The authors present the results of their study in a recent paper published in Environmental Research Letters [1], in which they evaluate the coupling between air and ground temperatures using the five IPCC last millennium GCM simulations. The authors find a strong simulated coupling between air and ground temperatures in summer from 850 to 2005 CE within all of the simulations. The insulating effect of snow and ground freezing do produce a short-term decoupling between air and ground temperatures in the simulations at northern high latitudes in winter.  For all the simulations, however, the paleoclimatic reconstructions retain the long-term variations of the simulated surface temperatures throughout the last millennium.
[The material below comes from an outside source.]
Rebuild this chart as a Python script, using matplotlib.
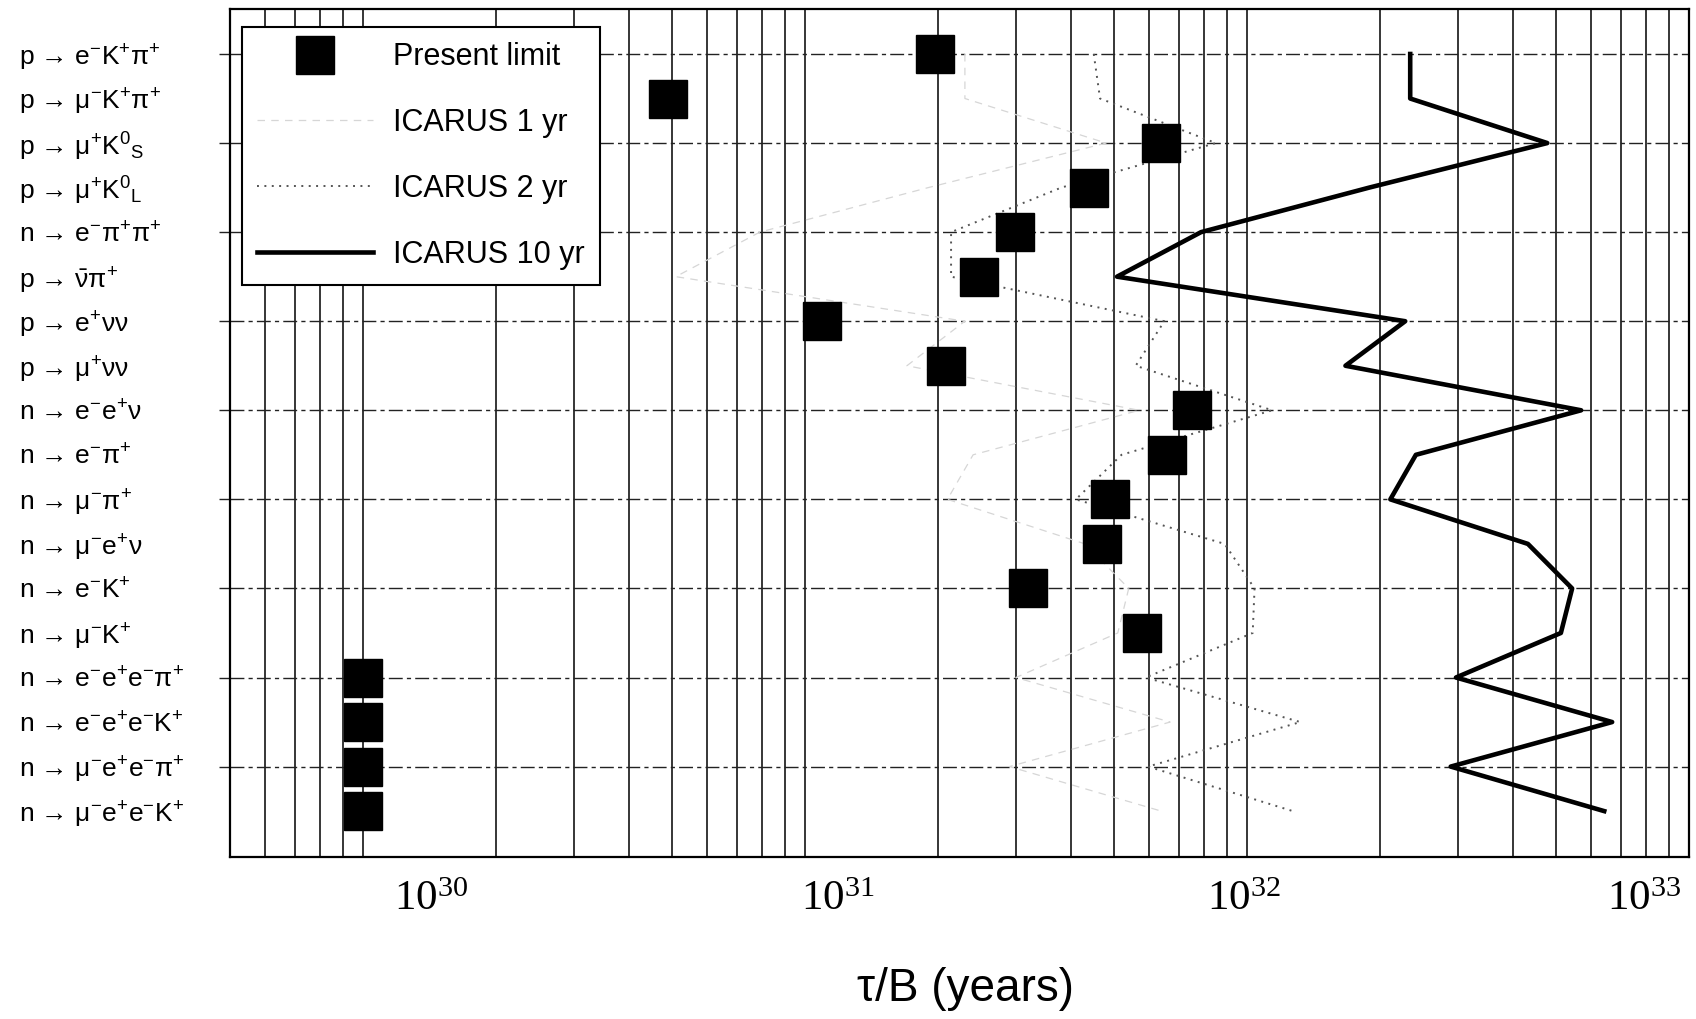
import matplotlib
matplotlib.use('Agg')
import matplotlib.pyplot as plt
import matplotlib.transforms as mtransforms
from matplotlib.ticker import FixedLocator, NullFormatter, LogLocator
import numpy as np

plt.rcParams['font.family'] = ['Liberation Sans', 'DejaVu Sans']
plt.rcParams['mathtext.fontset'] = 'custom'
plt.rcParams['mathtext.rm'] = 'Liberation Sans'
plt.rcParams['mathtext.it'] = 'Liberation Sans:italic'
plt.rcParams['mathtext.default'] = 'regular'

# ---------------- data ----------------
decays = [
    'p → e$^{-}$K$^{+}$π$^{+}$',
    'p → μ$^{-}$K$^{+}$π$^{+}$',
    'p → μ$^{+}$K$^{0}$$_{S}$',
    'p → μ$^{+}$K$^{0}$$_{L}$',
    'n → e$^{-}$π$^{+}$π$^{+}$',
    'p → $\\bar{ν}$π$^{+}$',
    'p → e$^{+}$νν',
    'p → μ$^{+}$νν',
    'n → e$^{-}$e$^{+}$ν',
    'n → e$^{-}$π$^{+}$',
    'n → μ$^{-}$π$^{+}$',
    'n → μ$^{-}$e$^{+}$ν',
    'n → e$^{-}$K$^{+}$',
    'n → μ$^{-}$K$^{+}$',
    'n → e$^{-}$e$^{+}$e$^{-}$π$^{+}$',
    'n → e$^{-}$e$^{+}$e$^{-}$K$^{+}$',
    'n → μ$^{-}$e$^{+}$e$^{-}$π$^{+}$',
    'n → μ$^{-}$e$^{+}$e$^{-}$K$^{+}$',
]

present_limit = [1.97e31, 4.9e30, 6.4e31, 4.4e31, 2.98e31, 2.47e31, 1.09e31, 2.08e31,
                 7.5e31, 6.6e31, 4.9e31, 4.7e31, 3.2e31, 5.8e31,
                 1.0e30, 1.0e30, 1.0e30, 1.0e30]

icarus_1yr = [2.3e31, 2.3e31, 4.8e31, 1.9e31, 7.9e30, 5.1e30, 2.3e31, 1.7e31, 5.7e31,
              2.4e31, 2.1e31, 4.3e31, 5.4e31, 5.1e31, 3.0e31, 6.7e31, 2.9e31, 6.4e31]

icarus_2yr = [4.5e31, 4.65e31, 8.5e31, 3.8e31, 2.14e31, 2.14e31, 6.5e31, 5.6e31, 1.14e32,
              5.2e31, 4.1e31, 8.9e31, 1.04e32, 1.03e32, 5.9e31, 1.32e32, 5.97e31, 1.27e32]

icarus_10yr = [2.34e32, 2.34e32, 4.78e32, 1.89e32, 7.87e31, 5.08e31, 2.28e32, 1.67e32, 5.70e32,
               2.41e32, 2.11e32, 4.32e32, 5.44e32, 5.13e32, 2.97e32, 6.70e32, 2.89e32, 6.43e32]

x_ticks = [1e30, 1e31, 1e32, 1e33]
x_ticklabels = ['$10^{30}$', '$10^{31}$', '$10^{32}$', '$10^{33}$']
x_label = 'τ/B (years)'

# ---------------- figure ----------------
W, H = 1696, 1019
fig = plt.figure(figsize=(W / 100, H / 100), dpi=100)
ax = fig.add_axes([230 / W, 1 - 857 / H, (1689 - 230) / W, (857 - 9) / H])
ax.set_xscale('log')
ax.set_xlim(5e29, 1e33)
ax.set_ylim(18.03, -1.01)

rows = np.arange(len(decays))

ax.plot(present_limit, rows, linestyle='none', marker='s', ms=27.5, color='black',
        label='Present limit', zorder=5)
ax.plot(icarus_1yr, rows, color='#d6d6d6', lw=0.9, linestyle=(0, (6, 5)),
        label='ICARUS 1 yr', zorder=3)
ax.plot(icarus_2yr, rows, color='#555555', lw=1.4, linestyle=(0, (1, 2.8)),
        label='ICARUS 2 yr', zorder=4)
ax.plot(icarus_10yr, rows, color='black', lw=3.3, label='ICARUS 10 yr', zorder=6)

# grid
ax.xaxis.set_major_locator(FixedLocator(x_ticks))
ax.xaxis.set_minor_locator(LogLocator(base=10, subs=np.arange(2, 10), numticks=40))
ax.xaxis.set_minor_formatter(NullFormatter())
ax.grid(True, which='both', axis='x', color='black', lw=1.1)
ax.set_xticklabels(x_ticklabels)

ax.yaxis.remove_overlapping_locs = False
ax.yaxis.set_major_locator(FixedLocator(rows))
ax.set_yticklabels(decays)
ax.yaxis.set_minor_locator(FixedLocator(rows[::2]))
ax.grid(True, which='minor', axis='y', color='#222222', lw=1.0, linestyle=(0, (10, 3, 3, 3)))
ax.grid(False, which='major', axis='y')

ax.tick_params(axis='x', which='both', length=0, pad=17, labelsize=31)
ax.tick_params(axis='y', which='major', length=0, pad=152, labelsize=19)
ax.tick_params(axis='y', which='minor', length=8, width=1, color='#222222')

for lab in ax.get_xticklabels():
    lab.set_fontfamily('Liberation Serif')
for lab in ax.get_yticklabels():
    lab.set_ha('left')

dxs = [68, 33, -3, -45]
for lab, dx in zip(ax.get_xticklabels(), dxs):
    lab.set_transform(lab.get_transform() +
                      mtransforms.ScaledTranslation(dx / 100, 0, fig.dpi_scale_trans))

for sp in ax.spines.values():
    sp.set_linewidth(1.6)
    sp.set_color('black')

ax.set_xlabel(x_label, fontsize=33)
ax.xaxis.set_label_coords(0.504, -0.130)

leg = ax.legend(loc='upper left', bbox_to_anchor=(0.0082, 0.9788), borderaxespad=0,
                frameon=True, fancybox=False, framealpha=1, edgecolor='black',
                handlelength=3.8, handletextpad=0.65, labelspacing=1.17, borderpad=0.5,
                numpoints=1, prop={'family': 'Liberation Sans', 'size': 22})
leg.get_frame().set_linewidth(1.5)
leg.set_zorder(10)

fig.savefig('out.png', dpi=100)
These findings provide additional support for the use of underground temperatures for reconstructions of past variations in ground surface temperature, and as indicators of climate change in last millennium. The group’s research was supported by the Natural Sciences and Engineering Research Council of Canada (NSERC) Discovery Grants and CREATE programs, as well as from the Canada Research Chairs program.

 

MOdeling links between air and ground temperatures

[1]Garcia-Garcia* A., F.J. Cuesta-Valero*, H. Beltrami and J.E. Smerdon (2016). Coupling between air and ground temperatures in PMIP3/CMIP5 last millennium simulations and the implications for climate reconstructions from borehole temperature profiles. Environmental Research Letters, 11, 044022, doi: 10.1088/1748-9326/11/4/044022.